Despite their prowess in advertising, QR codes are beginning to clash with an established and popular marketing technique. Search engine optimization, or SEO, is a marketing trend that has grown in prominence since online content started to generate significant revenue. The concept guiding the technique is to tailor content so that it will appear in search engines. This often involves filling written work with a number of keywords that are meant to be strategically placed so as to catch the all-important eye of Google and other search engines. QR codes, however, do not synergize well with SEO.
Web addresses are the core of SEO marketing strategies. These are often the first things people see when browsing the Internet and, more importantly, a web address is something search engines hold in high regard. QR codes often shorten web addresses for the sake of redirection. Essentially, the codes remove the need of web addresses, as no one, neither consumer nor search engine, will see them.
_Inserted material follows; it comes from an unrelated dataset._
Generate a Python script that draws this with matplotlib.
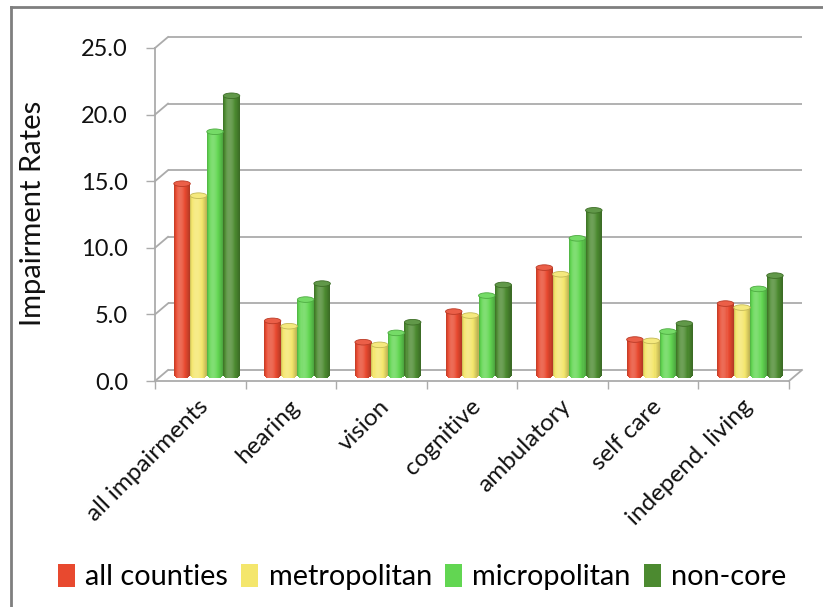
import numpy as np
import matplotlib
matplotlib.use("Agg")
import matplotlib.pyplot as plt
from matplotlib.patches import Ellipse, Patch
from matplotlib.lines import Line2D

categories = ["all impairments", "hearing", "vision", "cognitive",
              "ambulatory", "self care", "independ. living"]
series = ["all counties", "metropolitan", "micropolitan", "non-core"]
all_counties = [14.4, 4.1, 2.5, 4.8, 8.1, 2.7, 5.4]
metropolitan = [13.5, 3.7, 2.3, 4.5, 7.6, 2.6, 5.1]
micropolitan = [18.3, 5.7, 3.2, 6.0, 10.3, 3.3, 6.5]
non_core = [21.0, 6.9, 4.0, 6.8, 12.4, 3.9, 7.5]
colors = ["#E8492F", "#F4E66C", "#62D652", "#4C8A30"]
y_ticks = [0, 5, 10, 15, 20, 25]

values = [all_counties, metropolitan, micropolitan, non_core]

W, H, DPI = 823, 607, 100
plt.rcParams["font.family"] = ["Lato", "DejaVu Sans"]

fig = plt.figure(figsize=(W / DPI, H / DPI), dpi=DPI)
# front plot frame in pixels: x 155..789, y 48..381
left_px, right_px, top_px, bot_px = 155, 789, 48, 381
ax = fig.add_axes([left_px / W, 1 - bot_px / H,
                   (right_px - left_px) / W, (bot_px - top_px) / H])
ax.set_xlim(0, len(categories))
ax.set_ylim(0, 25)

px_x = (right_px - left_px) / len(categories)   # pixels per category
px_y = (bot_px - top_px) / 25.0                 # pixels per unit
DX, DY = 13 / px_x, 11 / px_y                   # depth offset of back wall
grid_c = "#ababab"

# back wall gridlines and side wall diagonals
for v in y_ticks:
    ax.plot([DX, len(categories) + DX], [v + DY, v + DY], color=grid_c,
            lw=1.3, clip_on=False, zorder=1, solid_capstyle="butt")
    ax.plot([0, DX], [v, v + DY], color=grid_c, lw=1.3, clip_on=False, zorder=1)
ax.plot([len(categories), len(categories) + DX], [0, DY], color=grid_c,
        lw=1.3, clip_on=False, zorder=1)

# cylinders
bw = 16.5 / px_x
EH = 2.8 / px_y
base = DY / 2
nstrip = 16


def shade(rgb, t):
    b = 0.76 + 0.36 * np.sin(np.pi * t ** 0.7)
    if b >= 1:
        return rgb + (1 - rgb) * (b - 1) * 1.6
    return rgb * b


for s, (vals, col) in enumerate(zip(values, colors)):
    rgb = np.array(matplotlib.colors.to_rgb(col))
    for i, v in enumerate(vals):
        xc = i + 0.5 + DX / 2 + (s - 1.5) * bw
        x0 = xc - bw / 2
        sw = bw / nstrip
        ts = (np.arange(nstrip) + 0.5) / nstrip
        e = EH * np.sqrt(1 - (2 * ts - 1) ** 2)
        strip_cols = [np.clip(shade(rgb, t), 0, 1) for t in ts]
        ax.bar(x0 + np.arange(nstrip) * sw, v + e, bottom=base - e,
               width=sw * 1.1, align="edge", color=strip_cols,
               linewidth=0, zorder=3 + s * 0.01, clip_on=False)
        top_c = np.clip(rgb + (1 - rgb) * 0.12, 0, 1)
        ax.add_patch(Ellipse((xc, base + v), bw, 2 * EH, facecolor=top_c,
                             edgecolor=rgb * 0.8, lw=0.6, zorder=3.5,
                             clip_on=False))

# axes styling
for name in ["top", "right"]:
    ax.spines[name].set_visible(False)
ax.spines["left"].set_color(grid_c)
ax.spines["left"].set_linewidth(1.3)
ax.spines["bottom"].set_color(grid_c)
ax.spines["bottom"].set_linewidth(1.3)
ax.set_yticks(y_ticks, [f"{t:.1f}" for t in y_ticks])
ax.tick_params(axis="y", length=6.5, width=1, color=grid_c, pad=13,
               labelsize=17, labelcolor="#111111")
ax.set_xticks(np.arange(len(categories) + 1), [""] * (len(categories) + 1))
ax.tick_params(axis="x", length=6, width=1, color=grid_c)

for i, c in enumerate(categories):
    ax.annotate(c, xy=(i + 0.5, 0), xytext=(5, -22), textcoords="offset pixels",
                rotation=45, ha="right", va="center", rotation_mode="anchor",
                fontsize=17.5, color="#111111", annotation_clip=False)

fig.text(33 / W, 1 - 213 / H, "Impairment Rates", rotation=90,
         ha="center", va="center", fontsize=21, color="#111111")

# outer chart frame
fig.add_artist(Line2D([11 / W, 11 / W], [0, 1 - 7 / H], color="#7f7f7f", lw=2))
fig.add_artist(Line2D([11 / W, 1], [1 - 7 / H, 1 - 7 / H], color="#7f7f7f", lw=2))

handles = [Patch(facecolor=c, edgecolor="none") for c in colors]
fig.legend(handles, series, loc="center", bbox_to_anchor=(422 / W, 1 - 577 / H),
           ncol=4, frameon=False, fontsize=20.8, handlelength=0.6,
           handleheight=0.85, handletextpad=0.35, columnspacing=0.45)

fig.savefig("out.png", dpi=DPI)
Navigating the Internet is also evolving, thanks in part to QR codes. Usually, if someone is looking for something specific on the Internet, they type in keywords to a search engine. The engine then scours its database and produces the most relevant results based on the keywords provided. This practice, however, is being replaced by simply scanning QR codes found at retail outlets and grocery stores. Consumers are beginning to navigate the Internet through scanning barcodes rather than search engines.
What this means for SEO is unclear, but the tight-knit structure of search engine marketing may be unraveling as mobile marketing continues to gain prominence.